3. You are about to move, and you take your furniture to a consignment shop. The shop's creditors
seize everything in the store, including your furniture. You demand that the creditors give back
your stuff, but under UCC 2-326, they don't have to. Is this fair? Should the law change?
4. A seller can disclaim all implied warranties by stating that goods are sold "as is" (or by using other,
more specific language). Is this fair? The UCC's implied warranties seem reasonable – that goods
are fit for their normal purposes, for example. Should it be so easy for sellers to escape their
obligations?
5. After learning more about implied warranties and disclaimers, would you ever buy an item sold "as
is"? Imagine a car salesman who offers you a car for $8000, but who also says that he can knock
the price down to $6500 if you will buy the car "as is." If you live in a state that does not give
consumers special protections, which deal would be more appealing?
Bonus Exam Strategy:
Question: Gina takes her diamond ring to Sparkle Jewelry to have the prongs holding the diamond
retipped and to have the ring cleaned. The clerk at Sparkle told Gina that she would have to leave
the ring and that it should be ready in about a week. When Gina returns in a week to get her ring,
she finds out that the ring has been sold. Does Gina have any recourse against the store?

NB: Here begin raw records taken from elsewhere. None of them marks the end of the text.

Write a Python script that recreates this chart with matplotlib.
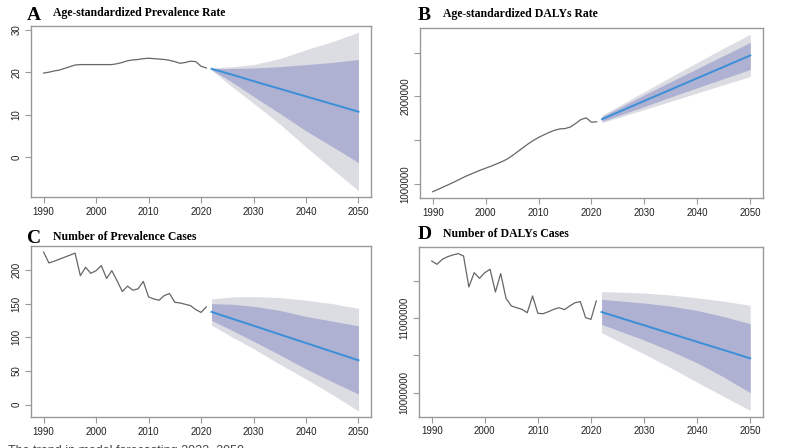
import numpy as np
import matplotlib.pyplot as plt

# historical years and forecast anchor years
years_hist = list(range(1990, 2022))
years_fc = [2022, 2026, 2030, 2035, 2040, 2045, 2050]

# A : age-standardized prevalence rate
a_hist = [19.8, 20.0, 20.3, 20.5, 20.9, 21.3, 21.7, 21.8, 21.8, 21.8, 21.8,
          21.8, 21.8, 21.8, 22.0, 22.3, 22.7, 22.9, 23.0, 23.2, 23.3, 23.2,
          23.1, 23.0, 22.8, 22.5, 22.1, 22.3, 22.6, 22.5, 21.4, 21.0]
a_mean = [20.8, 19.4, 17.9, 16.1, 14.3, 12.5, 10.7]
a_in_hi = [20.8, 20.9, 21.0, 21.3, 21.8, 22.3, 23.0]
a_in_lo = [20.6, 17.6, 14.3, 10.3, 6.2, 2.5, -1.3]
a_out_hi = [21.0, 21.3, 21.8, 23.2, 25.3, 27.2, 29.4]
a_out_lo = [20.5, 16.5, 12.7, 7.8, 2.4, -2.8, -7.9]

# B : age-standardized DALYs rate
b_hist = [908000, 935000, 962000, 990000, 1018000, 1048000, 1078000, 1105000,
          1130000, 1155000, 1178000, 1200000, 1225000, 1250000, 1280000,
          1320000, 1365000, 1410000, 1455000, 1495000, 1530000, 1560000,
          1588000, 1612000, 1628000, 1632000, 1650000, 1690000, 1735000,
          1755000, 1705000, 1710000]
b_mean = [1740000, 1845000, 1950000, 2080000, 2210000, 2340000, 2471000]
b_in_hi = [1770000, 1895000, 2020000, 2170000, 2320000, 2470000, 2620000]
b_in_lo = [1715000, 1800000, 1885000, 1995000, 2100000, 2205000, 2310000]
b_out_hi = [1785000, 1920000, 2055000, 2225000, 2390000, 2555000, 2713000]
b_out_lo = [1700000, 1775000, 1850000, 1945000, 2040000, 2135000, 2230000]

# C : number of prevalence cases
c_hist = [226.6, 210.5, 213, 216, 219, 222, 225, 191.5, 204, 195, 199,
          206.5, 187.4, 199, 184, 168, 176, 170, 172, 183, 160, 157,
          155, 162, 165, 152, 151, 149, 147, 141, 137, 145]
c_mean = [137.7, 127.4, 117.2, 104.3, 91.5, 78.6, 65.8]
c_in_hi = [150, 149, 146, 140, 131, 124, 117]
c_in_lo = [125, 110, 94, 74, 53, 34, 15.6]
c_out_hi = [157, 160, 160.5, 159, 155, 150, 143]
c_out_lo = [118, 100, 83, 60, 38, 15, -9.5]

# D : number of DALYs cases
d_hist = [11763000, 11719000, 11786000, 11821000, 11844000, 11862000,
          11830000, 11415000, 11607000, 11531000, 11607000, 11652000,
          11348000, 11594000, 11263000, 11161000, 11138000, 11116000,
          11071000, 11295000, 11062000, 11058000, 11085000, 11116000,
          11138000, 11112000, 11161000, 11205000, 11219000, 11004000,
          10982000, 11228000]
d_mean = [11080000, 10991000, 10903000, 10792000, 10681000, 10571000, 10460000]
d_in_hi = [11250000, 11225000, 11200000, 11160000, 11100000, 11020000, 10924000]
d_in_lo = [10915000, 10810000, 10705000, 10560000, 10400000, 10210000, 10000000]
d_out_hi = [11353000, 11345000, 11335000, 11308000, 11270000, 11225000, 11170000]
d_out_lo = [10804000, 10660000, 10520000, 10335000, 10140000, 9950000, 9763000]

x_ticks = [1990, 2000, 2010, 2020, 2030, 2040, 2050]

panels = [
    ('A', 'Age-standardized Prevalence Rate', a_hist, a_mean, a_in_hi, a_in_lo, a_out_hi, a_out_lo,
     [0, 10, 20, 30], ['0', '10', '20', '30']),
    ('B', 'Age-standardized DALYs Rate', b_hist, b_mean, b_in_hi, b_in_lo, b_out_hi, b_out_lo,
     [1000000, 1500000, 2000000, 2500000], ['1000000', '', '2000000', '']),
    ('C', 'Number of Prevalence Cases', c_hist, c_mean, c_in_hi, c_in_lo, c_out_hi, c_out_lo,
     [0, 50, 100, 150, 200], ['0', '50', '100', '150', '200']),
    ('D', 'Number of DALYs Cases', d_hist, d_mean, d_in_hi, d_in_lo, d_out_hi, d_out_lo,
     [10000000, 10500000, 11000000, 11500000], ['10000000', '', '11000000', '']),
]

# axes rectangles (left, bottom, width, height)
rects = [
    [0.0393, 0.5603, 0.431, 0.3817],
    [0.5323, 0.5580, 0.4347, 0.3795],
    [0.0393, 0.0685, 0.431, 0.3830],
    [0.5310, 0.0699, 0.4360, 0.3780],
]
# (letter x, letter baseline y, title x, title baseline y) in pixels from top-left
title_pos = [(27, 20.5, 53, 16), (418, 20.5, 443, 16.5),
             (27, 243, 53, 239.5), (418, 239, 443, 236.5)]

frame_col = '#999999'
inner_col = '#aeb1d1'
outer_col = '#dcdce3'
line_col = '#3b8fd9'

fig = plt.figure(figsize=(7.89, 4.48), dpi=100)

for (letter, title, hist, mean, in_hi, in_lo, out_hi, out_lo, yt, ytl), rect, tp in zip(panels, rects, title_pos):
    ax = fig.add_axes(rect)
    ax.fill_between(years_fc, out_lo, out_hi, color=outer_col, linewidth=0)
    ax.fill_between(years_fc, in_lo, in_hi, color=inner_col, linewidth=0)
    ax.plot(years_hist, hist, color='#666666', linewidth=0.9)
    ax.plot(years_fc, mean, color=line_col, linewidth=1.4)
    ax.margins(x=0.04, y=0.04)

    ax.set_xticks(x_ticks)
    ax.set_xticklabels([str(t) for t in x_ticks], fontsize=7, color='#222222',
                       family='Liberation Sans')
    ax.set_yticks(yt)
    ax.set_yticklabels(ytl, fontsize=7, color='#222222', rotation=90, va='center',
                       family='Liberation Sans')
    ax.tick_params(direction='out', length=4, color=frame_col, pad=3)
    for s in ax.spines.values():
        s.set_color(frame_col)
        s.set_linewidth(1.0)

    fig.text(tp[0] / 789, 1 - tp[1] / 448, letter, fontsize=14, fontweight='bold',
             family='Liberation Serif', ha='left', va='baseline')
    fig.text(tp[2] / 789, 1 - tp[3] / 448, title, fontsize=8.5, fontweight='bold',
             family='Liberation Serif', ha='left', va='baseline')

# caption, mostly cut off by the bottom edge as in the source image
fig.text(8 / 789, -0.02, 'The trend in model forecasting 2022\u20132050', fontsize=9,
         color='#444444', family='Liberation Sans', ha='left', va='bottom')

fig.savefig('out.png', dpi=100)
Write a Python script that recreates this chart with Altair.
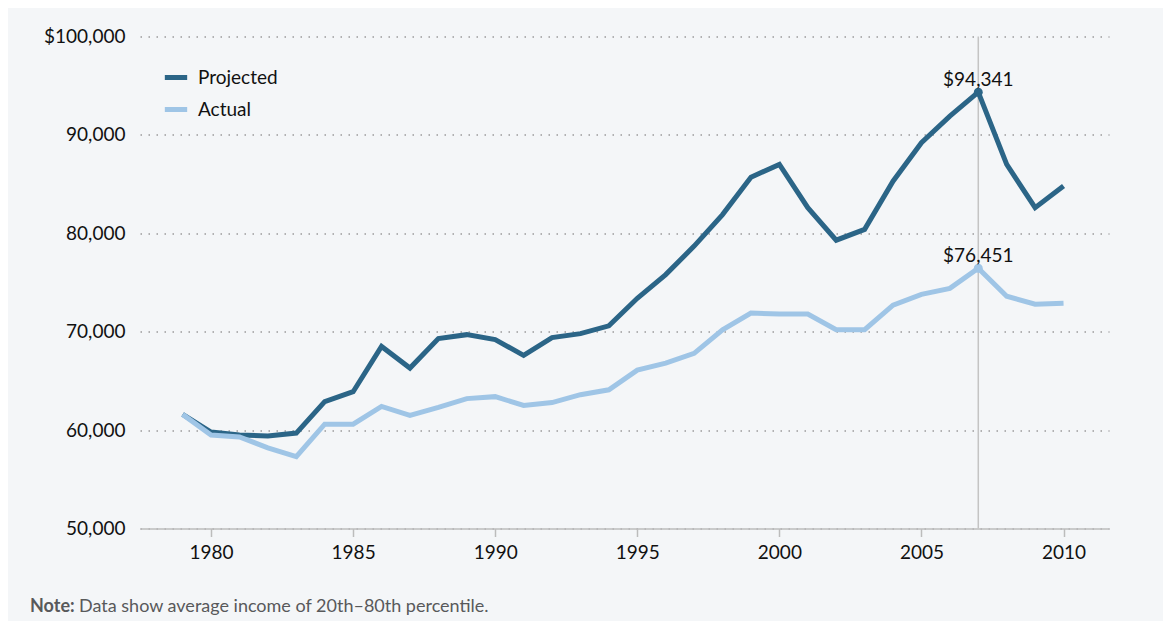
import altair as alt
import pandas as pd

years = list(range(1979, 2011))
projected = [61600, 59800, 59500, 59400, 59700, 62900, 63900, 68500, 66300, 69300,
             69700, 69200, 67600, 69400, 69800, 70600, 73400, 75800, 78700, 81900,
             85700, 87000, 82600, 79300, 80400, 85300, 89200, 91900, 94341, 87000,
             82600, 84800]
actual = [61600, 59500, 59300, 58200, 57300, 60600, 60600, 62400, 61500, 62300,
          63200, 63400, 62500, 62800, 63600, 64100, 66100, 66800, 67800, 70200,
          71900, 71800, 71800, 70200, 70200, 72700, 73800, 74400, 76451, 73600,
          72800, 72900]
series_names = ["Projected", "Actual"]
colors = ["#2b6587", "#9fc5e6"]
x_ticks = [1980, 1985, 1990, 1995, 2000, 2005, 2010]
y_ticks = [50000, 60000, 70000, 80000, 90000, 100000]
highlight_year = 2007
peak_labels = ["$94,341", "$76,451"]
note_bold = "Note:"
note_text = "Data show average income of 20th\u201380th percentile."

FONT = "Lato"
W, H = 969, 492

rows = []
for y, p, a in zip(years, projected, actual):
    rows.append({"year": y, "value": p, "series": "Projected"})
    rows.append({"year": y, "value": a, "series": "Actual"})
df = pd.DataFrame(rows)

peaks = pd.DataFrame({
    "year": [highlight_year, highlight_year],
    "value": [projected[years.index(highlight_year)], actual[years.index(highlight_year)]],
    "series": series_names,
    "label": peak_labels,
})

x_scale = alt.Scale(domain=[1977.5, 2011.6], nice=False, zero=False)
y_scale = alt.Scale(domain=[50000, 100000], nice=False, zero=False)
color_scale = alt.Scale(domain=series_names, range=colors)

x_enc = alt.X("year:Q", scale=x_scale, axis=alt.Axis(
    values=x_ticks, format="d", title=None, grid=False,
    domainColor="#bcbcbc", domainWidth=1.5, tickColor="#bcbcbc", tickWidth=1.5,
    tickSize=8, labelFontSize=19, labelColor="#111111", labelPadding=7, labelFont=FONT))
y_enc = alt.Y("value:Q", scale=y_scale, axis=alt.Axis(
    values=y_ticks, title=None, domain=False, ticks=False,
    grid=True, gridColor="#9a9a9a", gridDash=[1.5, 6.5], gridWidth=1.5,
    labelFontSize=19, labelColor="#111111", labelPadding=15, labelFont=FONT,
    labelExpr="datum.value == 100000 ? '$100,000' : format(datum.value, ',')"))

vrule = alt.Chart(pd.DataFrame({"year": [highlight_year]})).mark_rule(
    color="#c4c4c4", strokeWidth=1.5).encode(
    x=alt.X("year:Q", scale=x_scale),
    y=alt.value(0), y2=alt.value(H))

lines = alt.Chart(df).mark_line(strokeWidth=5, strokeJoin="miter").encode(
    x=x_enc, y=y_enc,
    color=alt.Color("series:N", scale=color_scale, sort=series_names,
                    legend=alt.Legend(title=None, orient="none", legendX=22, legendY=27,
                                      symbolType="stroke", symbolStrokeWidth=5,
                                      symbolSize=500, labelFontSize=19, labelFont=FONT,
                                      labelColor="#111111", rowPadding=8,
                                      labelOffset=8)),
    detail="series:N",
)

pts = alt.Chart(peaks).mark_circle(size=80, opacity=1).encode(
    x=alt.X("year:Q", scale=x_scale), y=alt.Y("value:Q", scale=y_scale),
    color=alt.Color("series:N", scale=color_scale, legend=None))

labels = alt.Chart(peaks).mark_text(
    baseline="bottom", dy=-2, fontSize=19, font=FONT, color="#111111").encode(
    x=alt.X("year:Q", scale=x_scale), y=alt.Y("value:Q", scale=y_scale),
    text="label:N")

note1 = alt.Chart(pd.DataFrame({"t": [note_bold]})).mark_text(
    align="left", baseline="middle", fontSize=18, font=FONT, fontWeight="bold",
    color="#58595b").encode(x=alt.value(-110), y=alt.value(570.5), text="t:N")
note2 = alt.Chart(pd.DataFrame({"t": [note_text]})).mark_text(
    align="left", baseline="middle", fontSize=18, font=FONT,
    color="#58595b").encode(x=alt.value(-61), y=alt.value(570.5), text="t:N")

chart = alt.layer(vrule, lines, pts, labels, note1, note2).properties(
    width=W, height=H,
    autosize=alt.AutoSizeParams(type="none"),
    padding={"left": 132, "top": 28.5, "right": 54, "bottom": 92},
    background="#f4f6f8",
).configure_view(stroke=None)

chart.save("out.html", embed_options={"renderer": "svg", "actions": False})
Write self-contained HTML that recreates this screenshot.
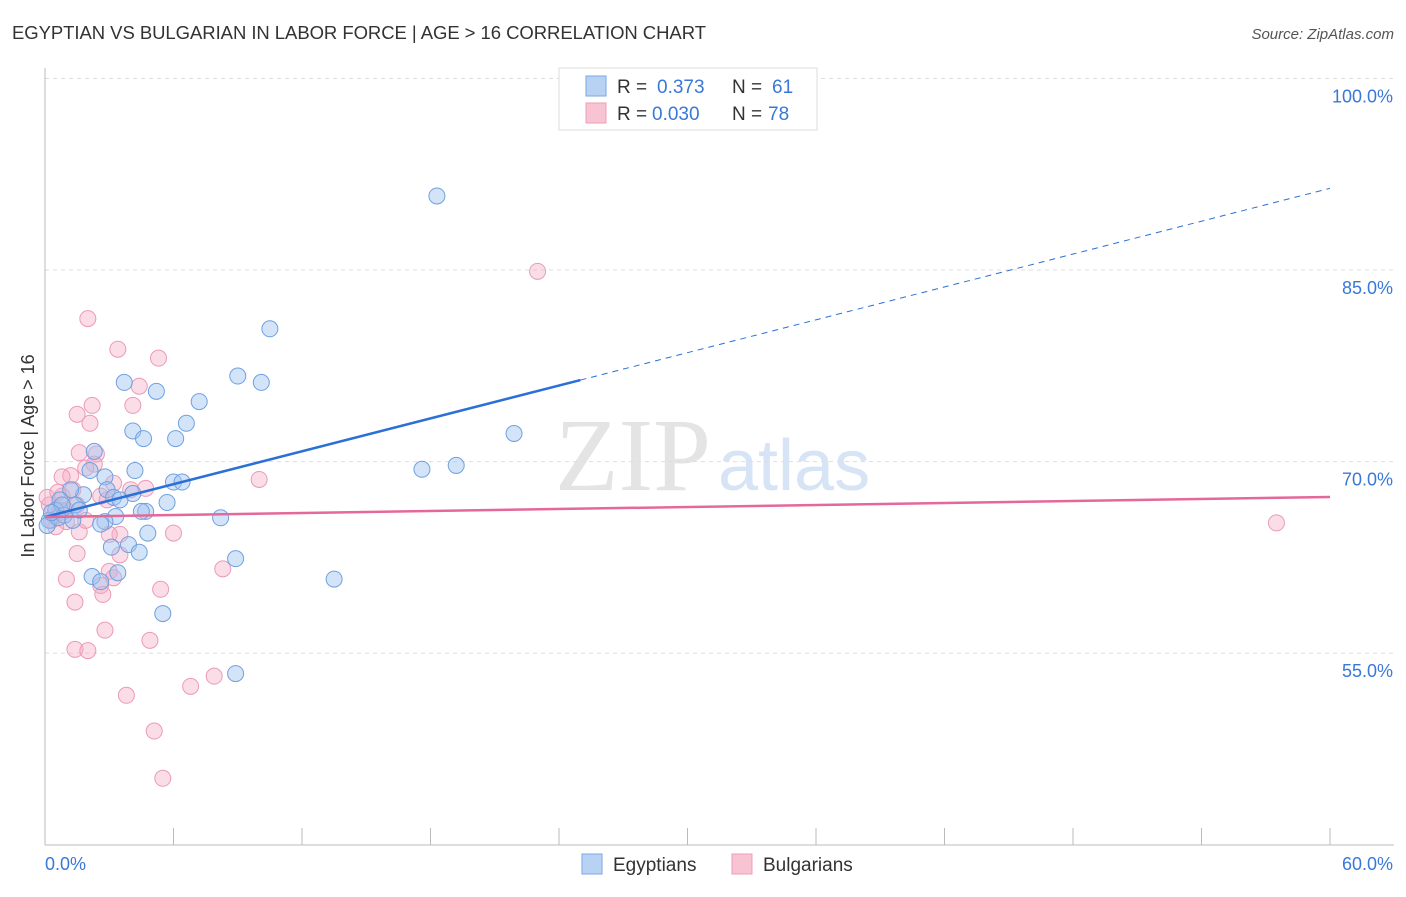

Strategy: First, look at the relationship between Gina and the store. Entrustment is when the owner of
a good, in this case Gina voluntarily leaves that good with a merchant of the same goods, Sparkle
Jewelry. Next, what are Gina’s rights in this relationship: When there is an entrustment, the
merchant has the power, but not the right, to transfer all of the rights in the good to a buyer in the
ordinary course.
Result: Because Gina voluntarily left her ring with Sparkle Jewelry, a merchant, she has entrusted her
ring to the store. The store has the power, but not the right to sell her ring to a buyer in the
ordinary course. The question asks about Gina’s recourse against the store. In this case, Gina can
sue the store for the value of the ring.